BACOPD study
Oral beta-alanine supplementation to patients with COPD: structural, metabolic and functional adaptations
Principal Investigator: Prof. Dr. Martijn Spruit, Researcher: Jana De Brandt
Preliminary evidence suggest that patients with chronic obstructive pulmonary disease (COPD) suffer from lower-limb muscle dysfunction. This may, at least in part, be due to a combination of physical inactivity and muscle oxidative stress. Pilot data (not published) clearly show that patients with COPD have significantly lower carnosine, which is a pH buffer and antioxidant, levels in the m. vastus lateralis compared to healthy subjects. Beta-alanine supplementation has shown to increase muscle carnosine in trained and untrained healthy subjects.

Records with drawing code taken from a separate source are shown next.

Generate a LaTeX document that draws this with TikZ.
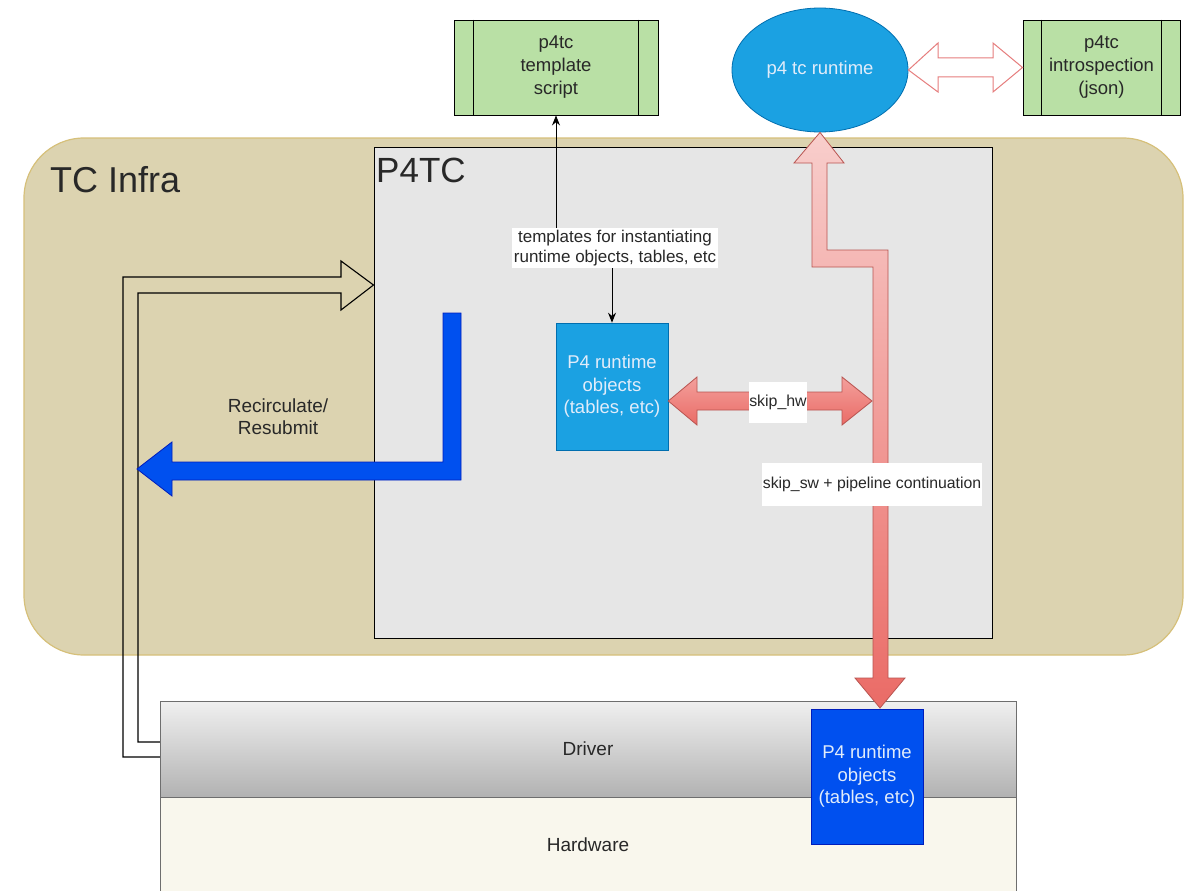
\documentclass[tikz,border=0pt]{standalone}
\usepackage{fontspec}
\setmainfont{Liberation Sans}
\usetikzlibrary{shapes.geometric,arrows.meta,calc}
\definecolor{infrafill}{RGB}{220,211,176}
\definecolor{infradraw}{RGB}{214,192,122}
\definecolor{p4fill}{RGB}{230,230,230}
\definecolor{greenfill}{RGB}{185,224,165}
\definecolor{skyblue}{RGB}{27,161,226}
\definecolor{skyblued}{RGB}{0,110,175}
\definecolor{deepblue}{RGB}{0,80,239}
\definecolor{deepblued}{RGB}{0,29,188}
\definecolor{pinkl}{RGB}{248,206,204}
\definecolor{pinkd}{RGB}{234,107,102}
\definecolor{pinkm}{RGB}{243,160,156}
\definecolor{pinkdraw}{RGB}{184,84,80}
\definecolor{pinkline}{RGB}{230,125,125}
\definecolor{txt}{RGB}{40,40,40}
\definecolor{hwfill}{RGB}{249,247,237}
\definecolor{boxgray}{RGB}{110,110,110}
\definecolor{drvtop}{RGB}{240,240,240}
\definecolor{drvbot}{RGB}{178,178,178}
\definecolor{paletxt}{RGB}{225,236,250}
\begin{document}
\begin{tikzpicture}[x=1pt,y=-1pt,
  every node/.style={font=\fontsize{19}{22}\selectfont, text=txt},
  procbox/.style={rectangle, draw=black, line width=0.9pt, fill=greenfill, align=center, inner sep=0pt, minimum height=95pt, font=\fontsize{18.5}{23}\selectfont},
  objbox/.style={rectangle, draw=skyblued, line width=0.6pt, fill=skyblue, text=paletxt, align=center, inner sep=0pt, minimum width=112pt, font=\fontsize{18.5}{22.5}\selectfont},
  lbl/.style={fill=white, inner sep=2pt, align=center},
  bigtitle/.style={font=\fontsize{36}{40}\selectfont, inner sep=0pt},
  pinkarrow/.style={draw=pinkdraw, line width=0.8pt, top color=pinkl, bottom color=pinkd},
  layerbox/.style={rectangle, draw=boxgray, line width=1pt, minimum width=856pt, minimum height=96pt, inner sep=0pt}
]
\useasboundingbox[fill=white] (0,0) rectangle (1184,891);

% TC Infra container
\node[rectangle, rounded corners=60pt, draw=infradraw, line width=1.2pt, fill=infrafill, minimum width=1159pt, minimum height=517pt, inner sep=0pt] (infra) at (603.5,396.5) {};
\node[bigtitle, anchor=base west] (infratitle) at (50,192) {TC Infra};

% P4TC box
\node[rectangle, draw=black, line width=1pt, fill=p4fill, minimum width=618pt, minimum height=491pt, inner sep=0pt] (p4tc) at (683,392.5) {};
\node[bigtitle, font=\fontsize{35}{40}\selectfont, anchor=base west] (p4title) at (376,182) {P4TC};

% outlined recirculate arrow (driver -> P4TC)
\draw[black, line width=1.1pt] (160,757) -- (123,757) -- (123,277) -- (341,277) -- (341,261) -- (p4tc.west |- 0,285) -- (341,310) -- (341,293) -- (138,293) -- (138,742) -- (160,742);

% blue recirculate arrow
\draw[fill=deepblue, draw=deepblued, line width=0.8pt] (443,313) -- (461,313) -- (461,480) -- (172,480) -- (172,496) -- (137,469) -- (172,442) -- (172,462) -- (443,462) -- cycle;
\node[align=center] (recirc) at (278,417) {Recirculate/\\Resubmit};

% top boxes
\node[procbox, minimum width=204pt] (tmpl) at (556,67.5) {p4tc\\template\\script};
\draw[line width=0.9pt] ([xshift=20pt]tmpl.north west) -- ([xshift=20pt]tmpl.south west);
\draw[line width=0.9pt] ([xshift=-20pt]tmpl.north east) -- ([xshift=-20pt]tmpl.south east);

\node[procbox, minimum width=157pt] (intro) at (1101.5,67.5) {p4tc\\introspection\\(json)};
\draw[line width=0.9pt] ([xshift=19pt]intro.north west) -- ([xshift=19pt]intro.south west);
\draw[line width=0.9pt] ([xshift=-19pt]intro.north east) -- ([xshift=-19pt]intro.south east);

\node[ellipse, draw=skyblued, line width=0.8pt, fill=skyblue, text=paletxt, minimum width=176pt, minimum height=124pt, inner sep=0pt, font=\fontsize{18.5}{22}\selectfont] (rt) at (820,70) {p4 tc runtime};

% outlined double arrow runtime <-> introspection
\draw[fill=white, draw=pinkline, line width=1pt] (rt.east) -- (938,43) -- (938,58) -- (993,58) -- (993,43) -- (intro.west) -- (993,92) -- (993,77) -- (938,77) -- (938,92) -- cycle;

% upper P4 runtime objects
\node[objbox, minimum height=127pt] (uobj) at (612,386.5) {P4 runtime\\objects\\(tables, etc)};

% template connector
\draw[line width=0.9pt, {Stealth[length=10pt,width=8pt]}-{Stealth[length=10pt,width=8pt]}] (tmpl.south) -- (556,247) -| (uobj.north);
\node[lbl, font=\fontsize{17}{20}\selectfont] (tmpllbl) at (615,248) {templates for instantiating\\runtime objects, tables, etc};

% driver and hardware
\node[layerbox, fill=hwfill] (hw) at (588,845) {Hardware};
\node[layerbox, top color=drvtop, bottom color=drvbot] (drv) at (588,749) {Driver};

% skip_hw double arrow
\path[draw=pinkdraw, line width=0.8pt, top color=pinkm, bottom color=pinkd] (uobj.east |- 0,401) -- (697,377) -- (697,392) -- (842,392) -- (842,377) -- (872,401) -- (842,425) -- (842,410) -- (697,410) -- (697,425) -- cycle;
\node[fill=white, minimum width=58pt, minimum height=41pt, inner sep=0pt, font=\fontsize{15.9}{19}\selectfont] (skiphw) at (778,402.5) {skip\_hw};

% tall pink arrow runtime <-> hardware objects
\path[pinkarrow] (rt.south) -- (844,163) -- (827,163) -- (827,250) -- (888,250) -- (888,678) -- (905,678) -- (880,708) -- (855,678) -- (873,678) -- (873,267) -- (812,267) -- (812,163) -- (794,163) -- cycle;
\node[fill=white, minimum width=220pt, minimum height=43pt, inner sep=0pt, font=\fontsize{15.8}{19}\selectfont] (skipsw) at (872,484) {skip\_sw + pipeline continuation};

% lower P4 runtime objects
\node[objbox, draw=deepblued, fill=deepblue, minimum height=135pt] (lobj) at (867,776.5) {P4 runtime\\objects\\(tables, etc)};
\end{tikzpicture}
\end{document}
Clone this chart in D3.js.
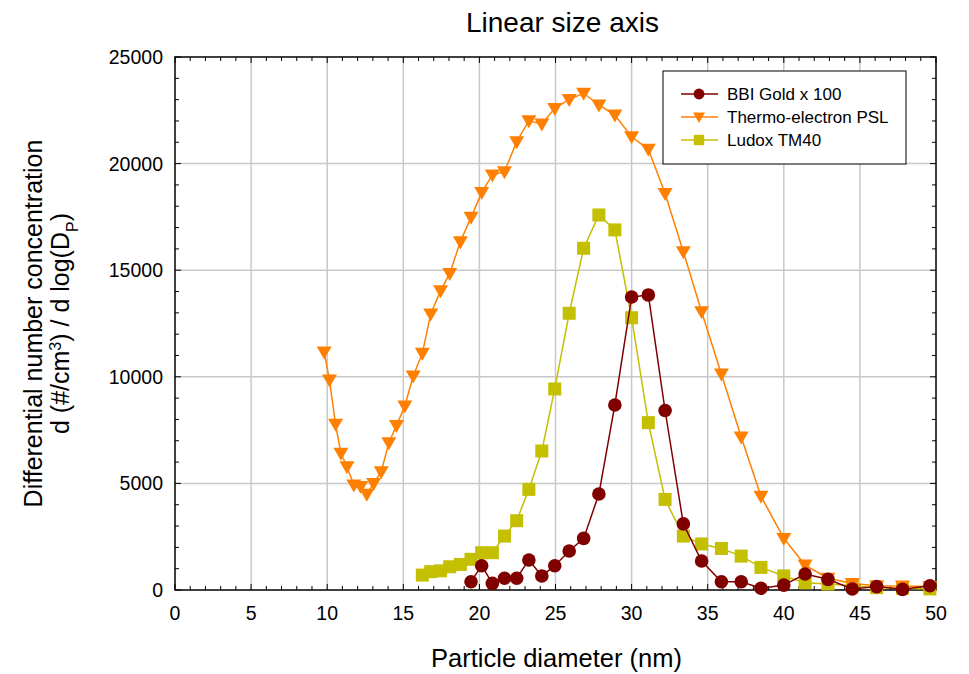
<!DOCTYPE html>
<html>
<head>
<meta charset="utf-8">
<script src="https://cdnjs.cloudflare.com/ajax/libs/d3/7.8.5/d3.min.js"></script>
<style>
  body { margin: 0; background: #fff; }
  text { font-family: "Liberation Sans", Arial, sans-serif; fill: #000; }
</style>
</head>
<body>
<div id="chart"></div>
<script>
// diameters (nm)
const diameters = [9.8, 10.15, 10.55, 10.9, 11.3, 11.75, 12.2, 12.6, 13.05, 13.55,
  14.05, 14.55, 15.1, 15.65, 16.25, 16.8, 17.45, 18.05, 18.75, 19.45,
  20.15, 20.85, 21.65, 22.45, 23.25, 24.1, 24.95, 25.9, 26.85, 27.85,
  28.9, 30.0, 31.1, 32.2, 33.4, 34.6, 35.9, 37.2, 38.5, 40.0,
  41.4, 42.9, 44.5, 46.1, 47.8, 49.6];

const pslValues = [11160, 9850, 7770, 6410, 5780, 4925, 4850, 4490, 5000, 5550,
  6910, 7710, 8630, 10040, 11100, 12950, 14040, 14850, 16340, 17480,
  18640, 19470, 19620, 21030, 22010, 21860, 22590, 23010, 23300, 22750,
  22280, 21260, 20670, 18600, 15870, 13050, 10130, 7180, 4400, 2420,
  1170, 550, 310, 200, 190, 160];

// starts at diameters[14]
const ludoxValues = [700, 860, 900, 1090, 1200, 1440, 1750, 1750, 2530, 3250,
  4720, 6520, 9430, 12980, 16030, 17590, 16890, 12770, 7850, 4250,
  2530, 2160, 1950, 1590, 1060, 660, 340, 280, 200, 110, 80, 50];

// starts at diameters[19]
const goldValues = [390, 1140, 310, 550, 550, 1410, 660, 1140, 1830, 2420,
  4500, 8680, 13740, 13840, 8420, 3100, 1360, 390, 390, 80,
  230, 750, 500, 50, 160, 30, 200];

const xTicks = [0, 5, 10, 15, 20, 25, 30, 35, 40, 45, 50];
const yTicks = [0, 5000, 10000, 15000, 20000, 25000];

const zip = (vals, start) => vals.map((v, i) => ({ x: diameters[start + i], y: v }));

const series = [
  { name: 'BBI Gold x 100', color: '#800000', marker: 'circle', data: zip(goldValues, 19) },
  { name: 'Thermo-electron PSL', color: '#ff8000', marker: 'triangle', data: zip(pslValues, 0) },
  { name: 'Ludox TM40', color: '#c4bf00', marker: 'square', data: zip(ludoxValues, 14) }
];

const W = 969, H = 674;
const margin = { t: 57, r: 33, b: 84, l: 175 };
const iw = W - margin.l - margin.r;
const ih = H - margin.t - margin.b;

const x = d3.scaleLinear().domain([0, 50]).range([0, iw]);
const y = d3.scaleLinear().domain([0, 25000]).range([ih, 0]);

const svg = d3.select('#chart').append('svg')
  .attr('width', W)
  .attr('height', H);

const g = svg.append('g')
  .attr('transform', `translate(${margin.l}, ${margin.t})`);

// grid
g.append('g').selectAll('line')
  .data(xTicks.slice(1, -1))
  .enter().append('line')
  .attr('x1', d => x(d)).attr('x2', d => x(d))
  .attr('y1', 0).attr('y2', ih)
  .style('stroke', '#c8c8c8').style('stroke-width', 1.5);

g.append('g').selectAll('line')
  .data(yTicks.slice(1, -1))
  .enter().append('line')
  .attr('y1', d => y(d)).attr('y2', d => y(d))
  .attr('x1', 0).attr('x2', iw)
  .style('stroke', '#c8c8c8').style('stroke-width', 1.5);

// minor + major ticks on all four sides
const xMinor = d3.range(0, 51, 1);
const yMinor = d3.range(0, 25001, 1000);
const tickLen = d => (d % 5 === 0 ? 6 : 4);
const yTickLen = d => (d % 5000 === 0 ? 6 : 4);

const ticks = g.append('g').style('stroke', '#000').style('stroke-width', 1);
ticks.selectAll('.xb').data(xMinor).enter().append('line')
  .attr('x1', d => x(d)).attr('x2', d => x(d))
  .attr('y1', ih).attr('y2', d => ih - tickLen(d));
ticks.selectAll('.xt').data(xMinor).enter().append('line')
  .attr('x1', d => x(d)).attr('x2', d => x(d))
  .attr('y1', 0).attr('y2', d => tickLen(d));
ticks.selectAll('.yl').data(yMinor).enter().append('line')
  .attr('y1', d => y(d)).attr('y2', d => y(d))
  .attr('x1', 0).attr('x2', d => yTickLen(d));
ticks.selectAll('.yr').data(yMinor).enter().append('line')
  .attr('y1', d => y(d)).attr('y2', d => y(d))
  .attr('x1', iw).attr('x2', d => iw - yTickLen(d));

// frame
g.append('rect')
  .attr('width', iw).attr('height', ih)
  .style('fill', 'none').style('stroke', '#000').style('stroke-width', 1.5);

// tick labels
g.append('g').selectAll('text')
  .data(xTicks)
  .enter().append('text')
  .attr('x', d => x(d))
  .attr('y', ih + 30)
  .attr('text-anchor', 'middle')
  .style('font-size', '19.5px')
  .text(d => d);

g.append('g').selectAll('text')
  .data(yTicks)
  .enter().append('text')
  .attr('x', -12)
  .attr('y', d => y(d) + 7)
  .attr('text-anchor', 'end')
  .style('font-size', '19.5px')
  .text(d => d);

// series
const line = d3.line().x(d => x(d.x)).y(d => y(d.y));

function drawMarker(sel, type, color, k = 1) {
  if (type === 'circle') {
    sel.append('circle').attr('r', 6.8 * k).style('fill', color);
  } else if (type === 'square') {
    sel.append('rect').attr('x', -6.5 * k).attr('y', -6.5 * k)
      .attr('width', 13 * k).attr('height', 13 * k)
      .style('fill', color);
  } else {
    sel.append('polygon')
      .attr('points', `${-7.5 * k},${-5.5 * k} ${7.5 * k},${-5.5 * k} 0,${7.5 * k}`)
      .style('fill', color);
  }
}

// draw order: Ludox, PSL, Gold on top
[series[2], series[1], series[0]].forEach(s => {
  g.append('path')
    .datum(s.data)
    .attr('d', line)
    .style('fill', 'none')
    .style('stroke', s.color)
    .style('stroke-width', 1.5);
  const m = g.append('g').selectAll('g')
    .data(s.data)
    .enter().append('g')
    .attr('transform', d => `translate(${x(d.x)}, ${y(d.y)})`);
  drawMarker(m, s.marker, s.color);
});

// legend
const legend = svg.append('g').attr('transform', 'translate(663, 71)');
legend.append('rect')
  .attr('width', 243).attr('height', 93)
  .style('fill', '#fff').style('stroke', '#000').style('stroke-width', 1);

series.forEach((s, i) => {
  const row = legend.append('g').attr('transform', `translate(0, ${23 + i * 23})`);
  row.append('line')
    .attr('x1', 18).attr('x2', 55).attr('y1', 0).attr('y2', 0)
    .style('stroke', s.color).style('stroke-width', 1.5);
  const mk = row.append('g').attr('transform', 'translate(36, 0)');
  drawMarker(mk, s.marker, s.color, 0.8);
  row.append('text')
    .attr('x', 64).attr('y', 6)
    .style('font-size', '17px')
    .text(s.name);
});

// titles
svg.append('text')
  .attr('x', margin.l + iw / 2 + 7)
  .attr('y', 32)
  .attr('text-anchor', 'middle')
  .style('font-size', '28px')
  .text('Linear size axis');

svg.append('text')
  .attr('x', margin.l + iw / 2 + 1)
  .attr('y', 667)
  .attr('text-anchor', 'middle')
  .style('font-size', '25.5px')
  .text('Particle diameter (nm)');

const yl = svg.append('g')
  .attr('transform', `translate(0, ${margin.t + ih / 2}) rotate(-90)`)
  .attr('text-anchor', 'middle')
  .style('font-size', '25px');

yl.append('text').attr('x', 0).attr('y', 42).text('Differential number concentration');

const l2 = yl.append('text').attr('x', 0).attr('y', 69);
l2.append('tspan').text('d (#/cm');
l2.append('tspan').attr('baseline-shift', 'super').style('font-size', '16px').text('3');
l2.append('tspan').text(') / d log(D');
l2.append('tspan').attr('baseline-shift', 'sub').style('font-size', '16px').text('P');
l2.append('tspan').text(')');
</script>
</body>
</html>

This study will assess if muscle carnosine can be augmented by beta-alanine supplementation in 40 COPD patients (20 patients receive beta-alanine, 20 patients receive placebo). 20 healthy elderly controls will also be assessed to compare baseline muscle carnosine levels. The aims of this study are to:
- Investigate baseline muscle carnosine levels to confirm the pilot data in a larger sample of patients with COPD compared with healthy elderly subjects (primary outcome).
- Investigate if beta-alanine supplemenation augments muscle carnosine in COPD patients and whether it has an influence on exercise capacity, lower-limb muscle function and quality of life (primary outcome).
- To investigate baseline and postsupplementation structural and metabolic muscle characteristics and markers of oxidative stress and inflammation in COPD patients and its association with muscle carnosine levels (secondary outcome).